Friday, October 07, 2005

Timothy Wise: Six Common Errors in Presenting Farm Statistics

In casual chit-chat before the debate last month at the Consumer Federation of America, former Congressman Charlie Stenholm (D-TX) showed me a working paper (.pdf) he liked and was carrying in his brief case, by Timothy Wise from the Global Development and Environment Institute at Tufts University. My graduate students have also been reading it with interest.

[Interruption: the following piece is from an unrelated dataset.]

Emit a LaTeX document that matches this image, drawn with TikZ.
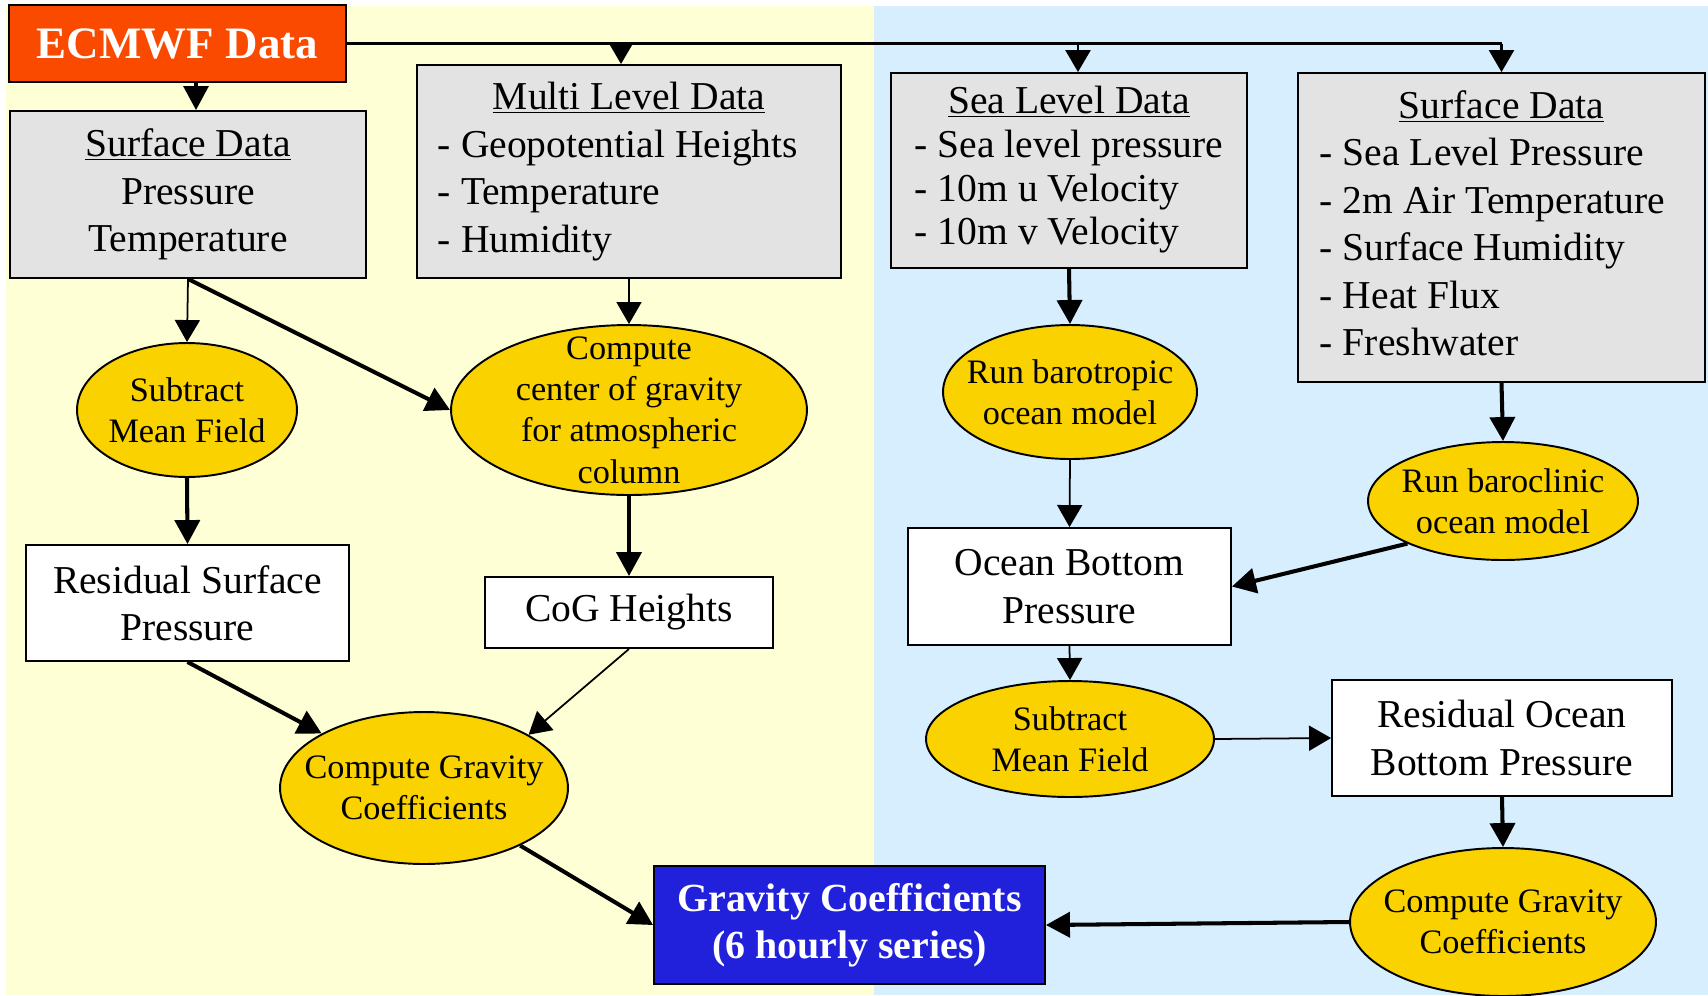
\documentclass[tikz,border=0pt]{standalone}
\usepackage{fontspec}
\setmainfont{Liberation Serif}
\usetikzlibrary{arrows.meta,shapes.geometric,calc}
\definecolor{atmoyellow}{RGB}{255,255,213}
\definecolor{oceanblue}{RGB}{214,238,254}
\definecolor{datagrey}{RGB}{227,227,227}
\definecolor{ecmwforange}{RGB}{249,74,0}
\definecolor{resultblue}{RGB}{33,33,220}
\definecolor{procgold}{RGB}{249,210,0}
\tikzset{
    databox/.style={draw, line width=1.1pt, fill=datagrey, align=center,
        font=\fontsize{22.5}{27}\selectfont, inner sep=0pt},
    flowarrow/.style={-{Triangle[length=0.48cm, width=0.5cm]}, line width=2.3pt},
    thinarrow/.style={-{Triangle[length=0.44cm, width=0.5cm]}, line width=1pt}
}

\begin{document}
\begin{tikzpicture}[
    x=0.02cm, y=-0.02cm,
    procell/.style={ellipse, draw, line width=1.1pt, fill=procgold, align=center,
        font=\fontsize{19.5}{23.5}\selectfont, inner sep=-0.6cm},
    resbox/.style={draw, line width=1.1pt, fill=white, align=center,
        font=\fontsize{22.5}{27}\selectfont, inner sep=0pt}
]
\useasboundingbox (0,0) rectangle (1708,995);
\fill[atmoyellow] (6,6) rectangle (874,995);
\fill[oceanblue] (874,6) rectangle (1708,995);

\node[draw, line width=1.1pt, fill=ecmwforange, text=white, font=\fontsize{25.6}{30}\selectfont\bfseries,
    minimum width=6.74cm, minimum height=1.54cm] (ecmwf) at (177.5,43.5) {ECMWF Data};
\node[databox, minimum width=7.12cm, minimum height=3.34cm] (surfL) at (188,194.5)
    {\underline{Surface Data}\\Pressure\\Temperature};
\node[databox, minimum width=8.48cm, minimum height=4.26cm] (multi) at (629,171.5)
    {\begin{tabular}{@{}l@{\hspace{0.44cm}}}\multicolumn{1}{@{}c@{}}{\underline{Multi Level Data}}\\- Geopotential Heights\\- Temperature\\- Humidity\end{tabular}};
\node[databox, font=\fontsize{22.5}{24.8}\selectfont, minimum width=7.12cm, minimum height=3.9cm] (sea) at (1069,170.5)
    {\begin{tabular}{@{}l@{}}\multicolumn{1}{@{}c@{}}{\underline{Sea Level Data}}\\- Sea level pressure\\- 10m u Velocity\\- 10m v Velocity\end{tabular}};
\node[databox, minimum width=8.14cm, minimum height=6.18cm] (surfR) at (1501.5,227.5)
    {\begin{tabular}{@{}l@{\hspace{0.36cm}}}\multicolumn{1}{@{}c@{}}{\underline{Surface Data}}\\- Sea Level Pressure\\- 2m Air Temperature\\- Surface Humidity\\- Heat Flux\\- Freshwater\end{tabular}};

\node[procell, minimum width=4.4cm, minimum height=2.68cm] (subL) at (187,410) {Subtract\\Mean Field};
\node[procell, minimum width=7.12cm, minimum height=3.4cm] (cog) at (629,410)
    {Compute\\center of gravity\\for atmospheric\\column};
\node[procell, minimum width=5.08cm, minimum height=2.68cm] (baro) at (1070,392) {Run barotropic\\ocean model};
\node[procell, minimum width=5.4cm, minimum height=2.36cm] (bcl) at (1503,501) {Run baroclinic\\ocean model};

\node[resbox, minimum width=6.46cm, minimum height=2.32cm] (resS) at (187.5,603) {Residual Surface\\Pressure};
\node[resbox, minimum width=5.76cm, minimum height=1.42cm] (cogh) at (629,612.5) {CoG Heights};
\node[resbox, minimum width=6.46cm, minimum height=2.34cm] (obp) at (1069.5,586.5) {Ocean Bottom\\Pressure};
\node[procell, minimum width=5.76cm, minimum height=2.32cm] (subR) at (1070,739) {Subtract\\Mean Field};
\node[resbox, minimum width=6.8cm, minimum height=2.32cm] (resO) at (1502,738) {Residual Ocean\\Bottom Pressure};

\node[procell, minimum width=5.76cm, minimum height=3.04cm] (cgL) at (424,788) {Compute Gravity\\Coefficients};
\node[draw, line width=1.1pt, fill=resultblue, text=white, align=center,
    font=\fontsize{22.7}{27}\selectfont\bfseries,
    minimum width=7.82cm, minimum height=2.36cm] (gc) at (849.5,925) {Gravity Coefficients\\(6 hourly series)};
\node[procell, minimum width=6.12cm, minimum height=2.96cm] (cgR) at (1503,922) {Compute Gravity\\Coefficients};

\draw[line width=1.4pt] (ecmwf.east) -- (ecmwf.east -| surfR.north);
\draw[thinarrow, line width=1.4pt] ([xshift=-0.16cm]ecmwf.east -| multi.north) -- ([xshift=-0.16cm]multi.north);
\draw[thinarrow, line width=1.4pt] ([xshift=0.18cm]ecmwf.east -| sea.north) -- ([xshift=0.18cm]sea.north);
\draw[thinarrow, line width=1.4pt] (ecmwf.east -| surfR.north) -- (surfR.north);
\draw[flowarrow, line width=1.8pt] ([xshift=0.16cm]surfL.north |- ecmwf.south) -- ([xshift=0.16cm]surfL.north);

\draw[thinarrow] (surfL.south) -- (subL.north);
\draw[flowarrow] (surfL.south) -- (cog.west);
\draw[thinarrow] (multi.south) -- (cog.north);
\draw[flowarrow] (subL.south) -- (resS.north);
\draw[flowarrow] (cog.south) -- (cogh.north);
\draw[flowarrow] (resS.south) -- (cgL);
\draw[thinarrow] (cogh.south) -- (cgL.27);
\draw[flowarrow] (cgL) -- (gc.west);

\draw[flowarrow] (sea.south) -- (baro.north);
\draw[thinarrow] (baro.south) -- (obp.north);
\draw[flowarrow] (surfR.south) -- (bcl.north);
\draw[flowarrow] (bcl.204) -- (obp.east);
\draw[thinarrow] (obp.south) -- (subR.north);
\draw[thinarrow] (subR.east) -- (resO.west);
\draw[flowarrow] (resO.south) -- (cgR.north);
\draw[flowarrow] (cgR.west) -- (gc.east);
\end{tikzpicture}
\end{document}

The tartly written working paper criticizes statistics from the Environmental Working Group and others, who disparage farm subsidies and emphasize the concentration of farm payments to the largest farmers. Wise's paper is entitled, "Understanding the Farm Problem: Six Common Errors in Presenting Farm Statistics."

For example:
  • One commonly hears that only 40 percent of farms get federal farm payments. Wise argues that, if one excludes "rural residence" farms (including "hobby farms"), then more than half of farms get farm payments.
  • One commonly hears that farm household income is higher than the average U.S. household income. Wise argues that, if one excludes very large commercial farms, the average household income falls below the U.S. average.
  • One commonly hears debates about farm household income that (as in the previous example) count both off-farm and on-farm income. Wise argues that farmers appear much poorer and more deserving of support if one considers their on-farm income alone.
And so forth for the six cases. Wise has harsh words for those who quote the commonly heard statistics: "All of the above statements are true – and truly misleading. The same data present a very different story when treated more carefully."

That's a bit too rough. Like those he criticizes, Wise chooses statistics carefully to make rhetorical points.

In each of the examples above, there are equally legitimate reasons to quote the original statistic. One could equally well argue, in response to Wise's three examples above:
  • It is circular to consider a class of farmers most likely to get farm payments -- by excluding "rural residence farms" from consideration -- and then make a big deal of the fact that many of those farmers do indeed get farm payments.
  • It is circular to consider a class of farmers with modest income -- by excluding the largest and richest farmers -- and then make a big deal of the fact that these farmers do indeed have modest household income. Why exclude the richest farmers from the farm half of the computation, but not exclude the richest non-farmers from the non-farm half of the computation?
  • It would be a recipe for bad public policy to consider on-farm income alone and ignore off-farm income. We might not want to subsidize Hollywood stars with Montana farms, just because those farms grow some wheat. Or, to take a more common case, consider a farmer in any part of rural America who has both on-farm skills and off-farm skills (say, as a mechanic or a school-teacher). If her overall household income is adequate, why should we send a price signal that her farming work is worthwhile, but her work as a mechanic or schoolteacher is not?
One could read Wise's paper and think that the critique of current farm subsidy programs is based on misleading statistics. But, the critique has much merit. The major farm programs encourage over-production of field crops (used largely as inputs to meat and dairy production and, in the case of corn, for high-fructose sweeteners), while offering little support for fruit and vegetable production. They damage the interests of developing country farmers, harm the environment, and largely benefit farmers with household incomes above the U.S. average.

Note to readers: Short break. Will post again on Tuesday.